After Microsoft (NASDAQ:MSFT) sent the finished version of Windows 8 to manufacturers and other partners last week, Nokia (NYSE:NOK) might be well on its way to releasing the first Windows 8 phone ever as early as next month. The rumor has it that the company will be announcing its next Lumia on September 5 or 6, during its traditional Nokia World event. There are also rumors regarding Apple's (NASDAQ:AAPL) iPhone, which claim that the phone will be announced on September 12 and released to markets on September 21. Historically, Apple has been good about keeping the time gap between product announcement and product release very small. Nokia just might do the same next month.
During the first couple weeks of September, a lot of mobile phone companies will be making major announcements. Every company wants to push its next product in the markets before the holiday season kicks off. Last year, many companies, including Apple and Google (NASDAQ:GOOG), posted all-time high smart phone sales during the holiday season. While Nokia will definitely want to get a piece of that pie, its voice might be stifled, as there will be a lot of noise from its competitors around the same time. Nokia will have to leave very little, if any, time gap between announcing its Windows 8 phone and actually launching it to market.

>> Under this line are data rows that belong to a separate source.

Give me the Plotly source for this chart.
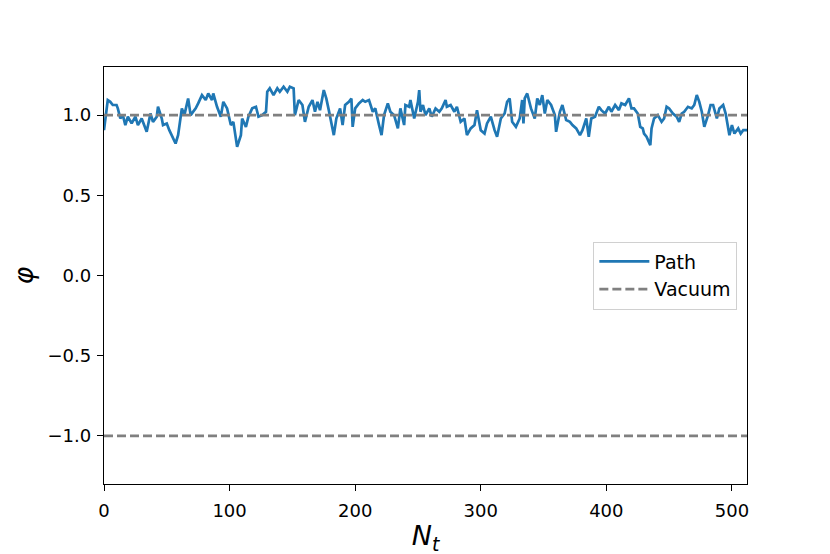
import plotly.graph_objects as go

steps = [0, 3, 5, 7, 10, 11, 13, 15, 17, 19, 22, 25, 27, 30, 34, 37, 39, 42, 43, 46,
         47, 50, 52, 54, 57, 59, 62, 64, 67, 69, 73, 75, 78, 81, 83, 86, 87, 90, 93, 95,
         98, 101, 103, 106, 109, 110, 113, 115, 118, 121, 123, 126, 129, 130, 132, 135, 138, 140, 143, 146,
         148, 151, 152, 155, 158, 160, 163, 166, 167, 168, 170, 172, 175, 177, 179, 181, 183, 185, 188, 190,
         192, 195, 197, 198, 200, 203, 206, 208, 211, 214, 216, 219, 221, 223, 226, 228, 231, 234, 236, 239,
         240, 243, 244, 247, 250, 251, 252, 254, 256, 259, 261, 264, 267, 269, 272, 273, 276, 279, 281, 284,
         287, 289, 292, 295, 297, 300, 303, 305, 308, 311, 313, 316, 319, 321, 323, 325, 328, 331, 333, 334,
         335, 337, 340, 343, 345, 347, 349, 351, 353, 356, 359, 360, 363, 365, 368, 371, 373, 376, 379, 381,
         384, 386, 388, 391, 394, 396, 399, 402, 404, 407, 410, 412, 415, 418, 420, 422, 425, 427, 429, 430,
         432, 435, 436, 438, 441, 444, 446, 448, 450, 453, 456, 458, 460, 462, 465, 468, 470, 472, 474, 476,
         478, 481, 483, 485, 488, 490, 493, 495, 498, 500, 502, 505, 507, 509, 512]
phi = [0.906, 1.094, 1.083, 1.063, 1.063, 1.042, 0.979, 1.0, 0.938, 0.990, 0.948, 0.990, 0.938, 0.979, 0.896, 1.010, 0.958, 0.990, 1.052, 0.979,
       0.938, 0.948, 0.906, 0.875, 0.823, 0.875, 1.042, 1.0, 1.104, 1.0, 1.042, 1.073, 1.125, 1.094, 1.135, 1.094, 1.135, 1.052, 0.990, 1.083,
       1.042, 0.938, 0.958, 0.802, 0.875, 0.979, 0.927, 0.990, 1.042, 1.052, 0.990, 1.0, 1.021, 1.146, 1.167, 1.125, 1.167, 1.146, 1.177, 1.146,
       1.177, 1.167, 1.0, 1.094, 1.063, 0.958, 1.052, 1.094, 1.063, 1.021, 1.083, 1.031, 1.156, 1.104, 1.031, 0.958, 0.875, 0.979, 1.042, 0.938,
       1.063, 1.083, 1.104, 0.927, 1.042, 1.073, 1.094, 1.083, 1.094, 1.021, 1.042, 0.938, 0.875, 1.0, 1.073, 1.021, 1.0, 0.917, 1.042, 0.938,
       1.063, 1.052, 1.094, 0.979, 1.083, 1.156, 1.021, 1.063, 1.0, 1.042, 0.990, 1.042, 1.021, 1.042, 1.094, 1.052, 1.063, 1.021, 1.052, 0.958,
       0.979, 0.875, 0.917, 0.938, 1.031, 0.906, 0.885, 0.948, 0.990, 0.906, 0.865, 0.979, 1.010, 1.083, 1.104, 0.958, 0.927, 0.979, 1.094, 0.948,
       1.104, 1.135, 1.042, 0.979, 1.104, 1.063, 1.125, 1.010, 1.094, 1.063, 1.0, 0.896, 1.021, 1.063, 0.969, 0.958, 0.938, 0.917, 0.875, 0.906,
       0.979, 0.865, 0.979, 0.990, 1.052, 1.031, 1.010, 1.052, 1.021, 1.063, 1.031, 1.073, 1.063, 1.104, 1.042, 1.042, 1.010, 0.927, 0.917, 0.885,
       0.865, 0.813, 0.917, 0.979, 1.0, 0.958, 0.979, 1.052, 1.042, 1.010, 0.990, 0.958, 1.010, 1.021, 1.052, 1.042, 1.063, 1.125, 1.083, 1.021,
       0.927, 1.0, 1.063, 1.063, 0.979, 1.042, 1.063, 1.010, 0.875, 0.938, 0.885, 0.917, 0.885, 0.906, 0.906]

# classical vacua of the double well
vacuum_levels = [1.0, -1.0]
n_t = 512

y_ticks = [-1.0, -0.5, 0.0, 0.5, 1.0]
y_tick_labels = ["\u22121.0", "\u22120.5", "0.0", "0.5", "1.0"]
x_ticks = [0, 100, 200, 300, 400, 500]

fig = go.Figure()
fig.add_trace(go.Scatter(x=steps, y=phi, mode="lines", name="Path",
                         line=dict(color="#1f77b4", width=2.7)))
for i, v in enumerate(vacuum_levels):
    fig.add_trace(go.Scatter(x=[0, n_t], y=[v, v], mode="lines", name="Vacuum",
                             showlegend=(i == 0),
                             line=dict(color="#808080", width=2.7, dash="9px,4px")))

axis_style = dict(showline=True, linecolor="black", linewidth=1.3, mirror=True,
                  ticks="outside", ticklen=6, tickwidth=1.3, tickcolor="black", showgrid=False,
                  zeroline=False, automargin=False, tickfont=dict(size=18, color="black"))

fig.update_xaxes(range=[0, n_t], tickvals=x_ticks, ticklabelstandoff=4,
                 title=dict(text="<i>N</i><sub><i>t</i></sub>", font=dict(size=27, color="black"),
                            standoff=6),
                 **axis_style)
fig.update_yaxes(range=[-1.3, 1.3], tickvals=y_ticks, ticktext=y_tick_labels,
                 ticklabelstandoff=2,
                 title=dict(text="<i>φ</i>", font=dict(size=27, color="black"), standoff=28),
                 **axis_style)

# page body adds an 8px offset, margins compensate for it
fig.update_layout(
    width=830, height=554,
    margin=dict(l=96, r=91, t=59, b=78),
    paper_bgcolor="white", plot_bgcolor="white",
    font=dict(family="DejaVu Sans", color="black"),
    legend=dict(x=0.985, xanchor="right", y=0.5, yanchor="middle",
                bgcolor="rgba(255,255,255,0.8)", bordercolor="#d0d0d0", borderwidth=1,
                font=dict(size=19), itemwidth=50),
)

fig.write_html("out.html")
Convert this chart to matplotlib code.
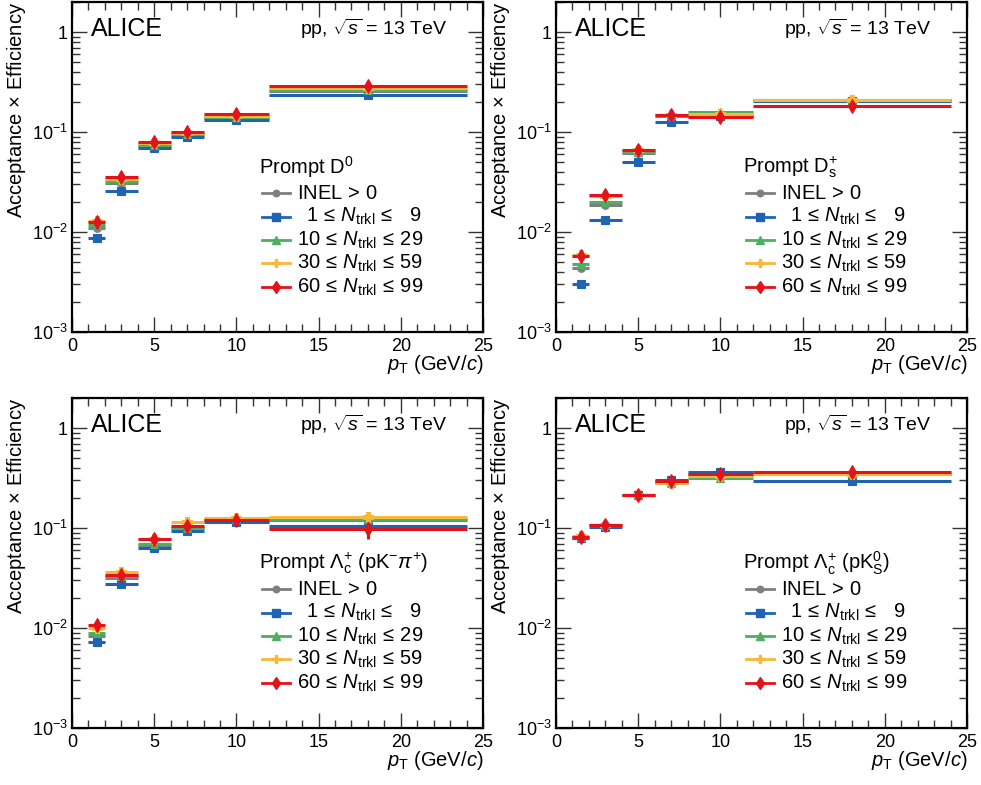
import matplotlib
matplotlib.use("Agg")
import matplotlib.pyplot as plt
from matplotlib.lines import Line2D
from matplotlib.ticker import FuncFormatter, LogLocator, MultipleLocator, NullFormatter
import numpy as np

plt.rcParams['font.family'] = ['Liberation Sans', 'DejaVu Sans']
plt.rcParams['mathtext.fontset'] = 'custom'
plt.rcParams['mathtext.rm'] = 'Liberation Sans'
plt.rcParams['mathtext.it'] = 'Liberation Sans:italic'
plt.rcParams['mathtext.bf'] = 'Liberation Sans:bold'
plt.rcParams['mathtext.sf'] = 'Liberation Sans'

# ---------------- data ----------------
pt_lo = [1, 2, 4, 6, 8, 12]
pt_hi = [2, 4, 6, 8, 12, 24]
pt_c = [1.5, 3, 5, 7, 10, 18]

series_labels = [
    r"INEL$\,>\,$0",
    r"$\;\;$1$\,\leq\,N_{\rm trkl}\,\leq\;\;\;$9",
    r"10$\,\leq\,N_{\rm trkl}\,\leq\,$29",
    r"30$\,\leq\,N_{\rm trkl}\,\leq\,$59",
    r"60$\,\leq\,N_{\rm trkl}\,\leq\,$99",
]
series_colors = ["#7f7f7f", "#1f63b3", "#4cb061", "#f6b93b", "#e3121b"]
series_markers = ["o", "s", "^", "P", "d"]
series_ms = [5.5, 6, 6, 7.5, 7.5]

# Prompt D0
d0_inel = [0.011, 0.031, 0.073, 0.094, 0.138, 0.260]
d0_n1_9 = [0.0087, 0.0255, 0.070, 0.090, 0.133, 0.233]
d0_n10_29 = [0.0118, 0.0326, 0.074, 0.096, 0.141, 0.265]
d0_n30_59 = [0.0130, 0.0340, 0.077, 0.098, 0.146, 0.278]
d0_n60_99 = [0.0125, 0.0359, 0.079, 0.100, 0.150, 0.290]

# Prompt Ds+
ds_inel = [0.0044, 0.0185, 0.0617, 0.146, 0.149, 0.208]
ds_n1_9 = [0.0030, 0.0133, 0.050, 0.127, 0.146, 0.206]
ds_n10_29 = [0.0048, 0.0200, 0.0626, 0.147, 0.157, 0.209]
ds_n30_59 = [0.0059, 0.0230, 0.0665, 0.149, 0.152, 0.210]
ds_n60_99 = [0.0057, 0.0233, 0.0665, 0.147, 0.143, 0.181]

# Prompt Lc -> pK-pi+
lcpkpi_inel = [0.0083, 0.032, 0.067, 0.100, 0.118, 0.120]
lcpkpi_n1_9 = [0.0072, 0.0278, 0.063, 0.094, 0.116, 0.104]
lcpkpi_n10_29 = [0.0089, 0.033, 0.0685, 0.100, 0.122, 0.123]
lcpkpi_n30_59 = [0.0100, 0.036, 0.077, 0.114, 0.126, 0.130]
lcpkpi_n60_99 = [0.0108, 0.0341, 0.078, 0.106, 0.120, 0.097]
lcpkpi_n1_9_err = [0, 0, 0, 0, 0, 0.010]
lcpkpi_n60_99_err = [0, 0, 0, 0, 0, 0.019]

# Prompt Lc -> pK0S
lcpk0s_inel = [0.082, 0.107, 0.215, 0.290, 0.340, 0.350]
lcpk0s_n1_9 = [0.080, 0.102, 0.215, 0.300, 0.363, 0.297]
lcpk0s_n10_29 = [0.082, 0.107, 0.213, 0.285, 0.320, 0.350]
lcpk0s_n30_59 = [0.083, 0.108, 0.215, 0.280, 0.333, 0.345]
lcpk0s_n60_99 = [0.082, 0.108, 0.215, 0.297, 0.346, 0.363]

panel_titles = [
    r"Prompt D$^{0}$",
    r"Prompt D$_{\rm s}^{+}$",
    r"Prompt $\Lambda_{\rm c}^{+}$ (pK$^{-}\pi^{+}$)",
    r"Prompt $\Lambda_{\rm c}^{+}$ (pK$_{\rm S}^{0}$)",
]
panel_data = [
    [d0_inel, d0_n1_9, d0_n10_29, d0_n30_59, d0_n60_99],
    [ds_inel, ds_n1_9, ds_n10_29, ds_n30_59, ds_n60_99],
    [lcpkpi_inel, lcpkpi_n1_9, lcpkpi_n10_29, lcpkpi_n30_59, lcpkpi_n60_99],
    [lcpk0s_inel, lcpk0s_n1_9, lcpk0s_n10_29, lcpk0s_n30_59, lcpk0s_n60_99],
]
zero = [0, 0, 0, 0, 0, 0]
panel_err = [
    [zero] * 5,
    [zero] * 5,
    [zero, lcpkpi_n1_9_err, zero, zero, lcpkpi_n60_99_err],
    [zero] * 5,
]

# ---------------- figure ----------------
W, H = 981, 785
fig = plt.figure(figsize=(W / 100, H / 100), dpi=100)

ax_w = 411 / W
ax_h = 330 / H
lefts = [72 / W, 556 / W]
bottoms = [1 - 332 / H, 1 - 728 / H]

def yfmt(v, pos):
    e = int(round(np.log10(v)))
    if e == 0:
        return "1"
    return r"$10^{%d}$" % e

xerr_lo = [c - lo for c, lo in zip(pt_c, pt_lo)]
xerr_hi = [hi - c for c, hi in zip(pt_c, pt_hi)]

for ip in range(4):
    row, col = divmod(ip, 2)
    ax = fig.add_axes([lefts[col], bottoms[row], ax_w, ax_h])
    ax.set_yscale('log')
    ax.set_xlim(0, 25)
    ax.set_ylim(1e-3, 2.0)

    for s in range(5):
        ax.errorbar(pt_c, panel_data[ip][s], xerr=[xerr_lo, xerr_hi],
                    yerr=panel_err[ip][s],
                    fmt=series_markers[s], color=series_colors[s],
                    ms=series_ms[s], mec=series_colors[s], mew=0.8,
                    elinewidth=2.2, capsize=0, zorder=3 + s)

    # ticks
    ax.xaxis.set_major_locator(MultipleLocator(5))
    ax.xaxis.set_minor_locator(MultipleLocator(1))
    ax.yaxis.set_major_locator(LogLocator(base=10, numticks=10))
    ax.yaxis.set_minor_locator(LogLocator(base=10, subs=np.arange(2, 10), numticks=20))
    ax.yaxis.set_major_formatter(FuncFormatter(yfmt))
    ax.yaxis.set_minor_formatter(NullFormatter())
    ax.tick_params(which='both', direction='in', top=True, right=True,
                   labelsize=13, width=1.0, color='#333333')
    ax.tick_params(which='major', length=11)
    ax.tick_params(which='minor', length=6)
    ax.tick_params(axis='x', which='major', pad=4)
    ax.tick_params(axis='y', which='major', pad=3)
    for sp in ax.spines.values():
        sp.set_linewidth(1.6)

    ax.set_ylabel(r"Acceptance $\times$ Efficiency", fontsize=14.5, loc='top', labelpad=3)
    ax.set_xlabel(r"$p_{\rm T}$ (GeV/$c$)", fontsize=14.5, loc='right', labelpad=-1)

    # header texts
    ax.text(0.045, 0.955, "ALICE", transform=ax.transAxes, fontsize=18,
            ha='left', va='top')
    ax.text(0.912, 0.955, r"pp, $\sqrt{s}$ = 13 TeV", transform=ax.transAxes,
            fontsize=14, ha='right', va='top')

    # legend (manual, in axes coordinates)
    ax.text(0.455, 0.50, panel_titles[ip], transform=ax.transAxes, fontsize=14.5,
            ha='left', va='center')
    ys = [0.421, 0.350, 0.279, 0.208, 0.136]
    for s in range(5):
        ax.add_line(Line2D([0.462, 0.530], [ys[s], ys[s]], transform=ax.transAxes,
                           color=series_colors[s], lw=2.0, zorder=10))
        ax.add_line(Line2D([0.496], [ys[s]], transform=ax.transAxes,
                           marker=series_markers[s], color=series_colors[s],
                           ms=series_ms[s] * 0.85, zorder=11, ls='none'))
        ax.text(0.548, ys[s], series_labels[s], transform=ax.transAxes,
                fontsize=14.5, ha='left', va='center')

fig.savefig("out.png", dpi=100)
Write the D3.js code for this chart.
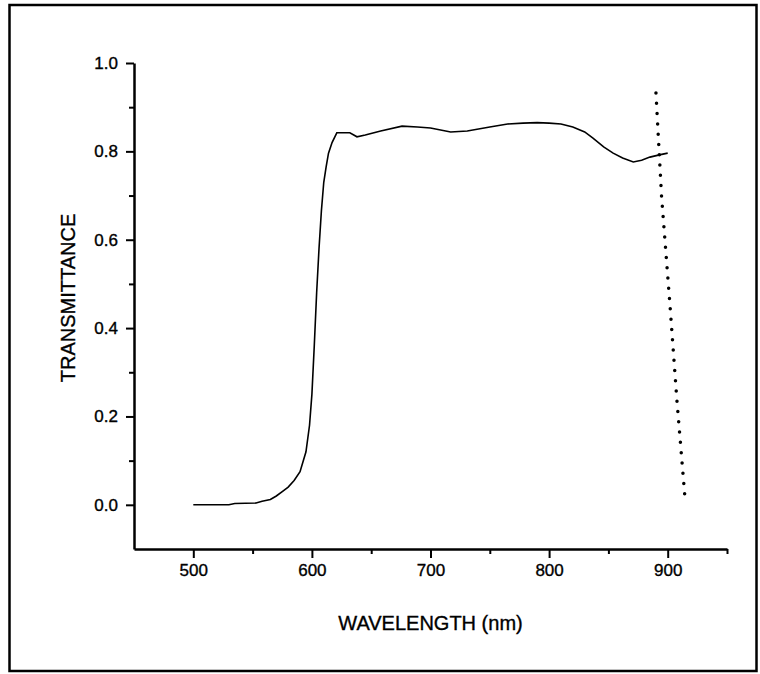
<!DOCTYPE html>
<html>
<head>
<meta charset="utf-8">
<script src="https://cdn.jsdelivr.net/npm/d3@7"></script>
<style>
  body { margin: 0; background: #fff; }
  svg text { font-family: "Liberation Sans", Arial, sans-serif; fill: #000; stroke: #000; stroke-width: 0.35; }
  .axis path, .axis line { stroke: #000; }
</style>
</head>
<body>
<div id="chart"></div>
<script>
// measured transmittance (solid)
const wavelength = [500, 530, 535, 553, 558, 565, 570, 575, 580, 585, 590, 595, 598, 600, 602, 604, 606, 608, 610, 612, 614, 617, 621, 632, 638, 645, 658, 676, 689, 700, 717, 731, 750, 765, 778, 790, 800, 810, 820, 830, 837, 846, 854, 862, 871, 878, 885, 893, 900];
const transmittance = [0.000, 0.000, 0.003, 0.004, 0.008, 0.012, 0.020, 0.030, 0.040, 0.055, 0.075, 0.120, 0.180, 0.250, 0.360, 0.480, 0.580, 0.665, 0.730, 0.765, 0.796, 0.820, 0.842, 0.842, 0.833, 0.837, 0.846, 0.857, 0.855, 0.853, 0.844, 0.846, 0.855, 0.862, 0.864, 0.865, 0.864, 0.862, 0.855, 0.844, 0.830, 0.810, 0.796, 0.785, 0.776, 0.780, 0.787, 0.792, 0.796];

// dotted trace
const dotWavelength = [890.1, 894.8, 902.1, 907.8, 915.0];
const dotValue = [0.932, 0.699, 0.445, 0.235, 0.002];

const xMajor = [500, 600, 700, 800, 900];
const xMinor = [550, 650, 750, 850, 950];
const yMajor = [0.0, 0.2, 0.4, 0.6, 0.8, 1.0];
const yMinor = [0.1, 0.3, 0.5, 0.7, 0.9];

const W = 760, H = 674;
const margin = {top: 63, right: 33, bottom: 125, left: 134};
const width = W - margin.left - margin.right;
const height = H - margin.top - margin.bottom;

const svg = d3.select("#chart").append("svg")
  .attr("width", W)
  .attr("height", H);

// outer frame
svg.append("rect")
  .attr("x", 9.5).attr("y", 5)
  .attr("width", 747).attr("height", 666)
  .attr("fill", "none")
  .attr("stroke", "#000")
  .attr("stroke-width", 2.5);

const g = svg.append("g")
  .attr("transform", "translate(" + margin.left + "," + margin.top + ")");

const x = d3.scaleLinear().domain([450, 950]).range([0, width]);
const y = d3.scaleLinear().domain([-0.1, 1.0]).range([height, 0]);

// minor ticks
g.append("g")
  .attr("class", "axis")
  .attr("transform", "translate(0," + height + ")")
  .call(d3.axisBottom(x).tickValues(xMinor).tickSize(5).tickFormat(""))
  .call(s => s.select(".domain").remove())
  .selectAll("line").attr("stroke-width", 2);

g.append("g")
  .attr("class", "axis")
  .call(d3.axisLeft(y).tickValues(yMinor).tickSize(5).tickFormat(""))
  .call(s => s.select(".domain").remove())
  .selectAll("line").attr("stroke-width", 2);

// major axes
const xAxis = g.append("g")
  .attr("class", "axis")
  .attr("transform", "translate(0," + height + ")")
  .call(d3.axisBottom(x).tickValues(xMajor).tickSize(9).tickSizeOuter(0).tickPadding(6));

const yAxis = g.append("g")
  .attr("class", "axis")
  .call(d3.axisLeft(y).tickValues(yMajor).tickSize(8).tickSizeOuter(0).tickPadding(8).tickFormat(d3.format(".1f")));

[xAxis, yAxis].forEach(a => {
  a.select(".domain").attr("stroke-width", 2.5);
  a.selectAll("line").attr("stroke-width", 2);
  a.selectAll("text").attr("font-size", 17);
});

// solid curve
const line = d3.line()
  .x((d, i) => x(wavelength[i]))
  .y((d, i) => y(transmittance[i]));

g.append("path")
  .datum(transmittance)
  .attr("d", line)
  .attr("fill", "none")
  .attr("stroke", "#000")
  .attr("stroke-width", 1.6);

// dotted curve
const dotLine = d3.line()
  .x((d, i) => x(dotWavelength[i]))
  .y((d, i) => y(dotValue[i]));

g.append("path")
  .datum(dotValue)
  .attr("d", dotLine)
  .attr("fill", "none")
  .attr("stroke", "#000")
  .attr("stroke-width", 3.5)
  .attr("stroke-linecap", "round")
  .attr("stroke-dasharray", "0,10.3");

// axis titles
svg.append("text")
  .attr("transform", "translate(75,298) rotate(-90)")
  .attr("text-anchor", "middle")
  .attr("font-size", 20)
  .text("TRANSMITTANCE");

svg.append("text")
  .attr("x", margin.left + width / 2)
  .attr("y", 630)
  .attr("text-anchor", "middle")
  .attr("font-size", 20)
  .text("WAVELENGTH (nm)");
</script>
</body>
</html>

The company's flagship Lumia smart phone sold 4 million copies in the last quarter. While this may sound like a small number, it is important to note that these phones were available in limited markets, and many consumers have been holding off on purchasing a new phone until the Windows 8 phones are released.
Additionally, in the U.S., AT&T (NYSE:T) is the only service provider that sells Nokia's Lumia 900. There is a lot of anecdotal evidence demonstrating that AT&T hasn't done a good job of marketing these phones. Last week, I also shared a personal story supporting this argument. Apparently as the former largest mobile phone company in the world, Nokia continues to have visibility problems in the U.S. Recently, the company has cut down spending on research and development while ramping up spending in the marketing department. On a positive note, the future version of the Lumia is expected to be available in more countries under more carriers. This should definitely help the sale of the new Lumia on the Windows 8 platform.
The new Lumia is expected to be much more powerful than any of its predecessors. Unlike for Windows 7 phones, Microsoft specified no hardware limitations for Windows 8. As Nokia will have more freedom in hardware specifications, its next Lumia phone should have a ton of potential.
Last week, Nokia also announced a new partnership with Groupon (NASDAQ:GRPN). According to the deal, Nokia's mapping system will be able to pinpoint the locations where Groupon deals are available, and provide road directions to get to those locations. Furthermore, the new Lumia will come with Pureview technology, allowing it to take high quality photos. Nokia continues to differentiate itself from the competition by offering a range of unique products, services and features not found anywhere else. On top of these offerings, Nokia's phones are considerably cheaper than Apple's and Samsung's, for example.
What does all this mean for Nokia's investors? The implications are mixed at the moment. If Nokia's share price was around $5 or $6, I might have been bullish on Nokia, however it is hard to remain so when the stock trades for less than $3 per share. Even after the recent rally, Nokia still trades for prices that imply an almost certain bankruptcy for the company, as it trades for less than what its patents are worth.
This may be one of the most important times in Nokia's more than hundred-year history. Windows 8 could well determine the very fate of the company in the next few years. If Windows 8 turns out to be a success for Nokia, the company's share price can easily triple. If it turns out to be a disappointment, the company's very existence will come into a question. While I am cautiously optimistic for Nokia, I recommend that investors keep an eye on the company for the next 6 months or so to see how things progress.